Two weeks ago, in our News department (Oct. 28), a story on flat sales at S&S had a quote from company president Jack Romanos: "Stephen King's From a Buick 8 was not immune from what has been a fall-off of several brand-name authors." We thought it would be interesting to see if we could measure the dropoff.
We chose seven brand-name novelists and compared hardcover first-week sales for each at three national chains—Barnes & Noble, Borders and Waldenbooks—over the past five years. In this period, sales for these authors may have increased at the price clubs and discount chains, and we guess that their sales did not significantly grow at the independents. So while these are assumptions, we do have the figures for sales comparisons for the three national chains. All gains and losses noted here reflect only the first week of sales for these authors at these three chains. And yes, the King's numbers are down, as were those for Tom Clancy and Mary Higgins Clark.

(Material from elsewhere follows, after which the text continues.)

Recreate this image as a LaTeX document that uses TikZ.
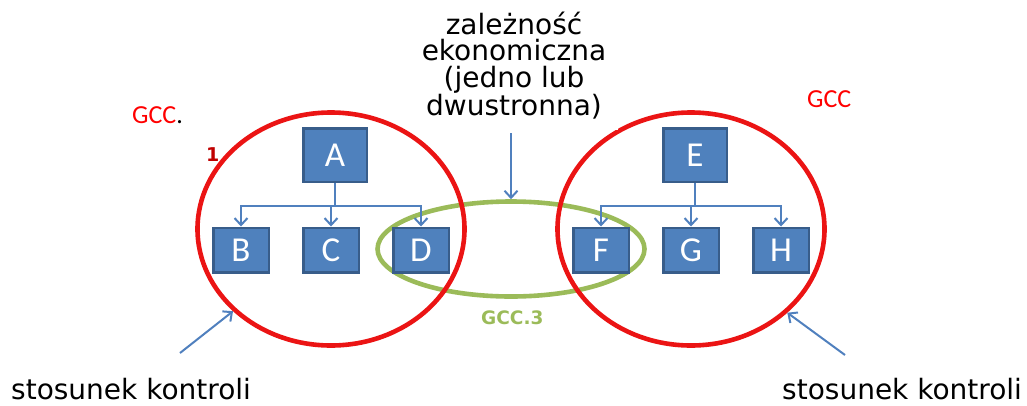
\documentclass[tikz,border=0pt]{standalone}
\usepackage{fontspec}
\setmainfont{DejaVu Sans}
\newfontfamily\calfont{Carlito}
\usetikzlibrary{shapes.geometric,arrows.meta}
\definecolor{ellred}{RGB}{235,20,20}
\definecolor{darkred}{RGB}{192,0,0}
\definecolor{gccgreen}{RGB}{155,187,89}
\definecolor{boxfill}{RGB}{79,129,189}
\definecolor{boxline}{RGB}{56,93,138}
\definecolor{connblue}{RGB}{80,128,190}
\begin{document}
\begin{tikzpicture}[x=1pt,y=-1pt,
  boxbase/.style={draw=boxline, fill=boxfill, line width=2.5pt, inner sep=0pt, text=white, font=\calfont\fontsize{35}{35}\selectfont},
  bigbox/.style={boxbase, minimum width=63.5pt, minimum height=53.5pt},
  smallbox/.style={boxbase, minimum width=55.5pt, minimum height=44.5pt},
  redell/.style={ellipse, draw=ellred, line width=4.6pt, minimum width=267pt, minimum height=233pt, inner sep=0pt},
  greenell/.style={ellipse, draw=gccgreen, line width=4.6pt, minimum width=267pt, minimum height=95pt, inner sep=0pt},
  conn/.style={draw=connblue, line width=2pt, -{Straight Barb[length=7pt,width=13pt,line width=2pt]}},
  lbl/.style={anchor=base west, inner sep=0pt},
  bigtext/.style={font=\fontsize{28}{26.5}\selectfont}
]
\useasboundingbox (0,0) rectangle (1027,405);

% ellipses
\node[greenell] (gcc3) at (511,249) {};
\node[redell] (L) at (331,229) {};
\node[redell] (R) at (691,229) {};

% top label (white background)
\node[fill=white, align=center, bigtext, anchor=south, minimum width=208pt, inner ysep=11pt, inner xsep=0pt] (dep) at (514,130)
  {zależność\\ekonomiczna\\(jedno lub\\dwustronna)};

% boxes
\node[bigbox] (A) at (335,155) {A};
\node[smallbox] (B) at (241,250) {B};
\node[smallbox] (C) at (331,250) {C};
\node[smallbox] (D) at (421,250) {D};
\node[bigbox] (E) at (695,155) {E};
\node[smallbox] (F) at (601,250) {F};
\node[smallbox] (G) at (691,250) {G};
\node[smallbox] (H) at (781,250) {H};

% tree connectors
\draw[conn] (A.south) -- ++(0,23) -| (B.north);
\draw[conn] (A.south) ++(0,23) -| (C.north);
\draw[conn] (A.south) ++(0,23) -| (D.north);
\draw[conn] (E.south) -- ++(0,23) -| (F.north);
\draw[conn] (E.south) ++(0,23) -| (G.north);
\draw[conn] (E.south) ++(0,23) -| (H.north);

% pointer arrows
\draw[conn] ([yshift=-3pt]dep.south -| gcc3.north) -- (gcc3.north);
\coordinate (s1) at (180,353);
\coordinate (s2) at (845,355);
\draw[conn] (s1) -- (L.220);
\draw[conn] (s2) -- (R.319);

% labels
\node[lbl, bigtext] (sk1) at (11,399) {stosunek kontroli};
\node[lbl, bigtext] (sk2) at (782,399) {stosunek kontroli};
\node[lbl, text=red, font=\calfont\fontsize{26}{26}\selectfont] (g1) at (132,123) {GCC\textcolor{black}{.}};
\node[lbl, text=red, font=\calfont\fontsize{26}{26}\selectfont] (g2) at (807,107) {GCC};
\node[lbl, text=darkred, font=\bfseries\fontsize{19}{19}\selectfont] (one) at (206,161) {1};
\node[lbl, text=gccgreen, font=\bfseries\fontsize{18.5}{18.5}\selectfont] (g3lab) at (481,324) {GCC.3};
\end{tikzpicture}
\end{document}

King's best first week since 1998 was in April 2001, when Dreamcatcher's first-week sales were more than 55,000. Neither of his two 2002 bestsellers even came close. His April bestseller, Everything's Eventual, sold about 32,000 copies—a drop of 42%. King's current bestseller, From a Buick 8, saw unit sales for the first week drop 48% from the 2001 high. Clancy, too, had a hefty drop. His first-week total for The Bear & the Dragon back in September 2000 was close to 100,000. This August, opening week for Red Rabbit was about 68,000, a drop of 32%. Mary Higgins Clark averaged about 36,000 copies in week 1 for both 2000's Before I Say Goodbye and 2001's On the Street Where You Live. This past April, Daddy's Little Girl sold about 26,750, a 25% decline. Sue Grafton's numbers for her current bestseller, Q Is for Quarry, are down about 20% from her June 2001 winner, P Is for Peril.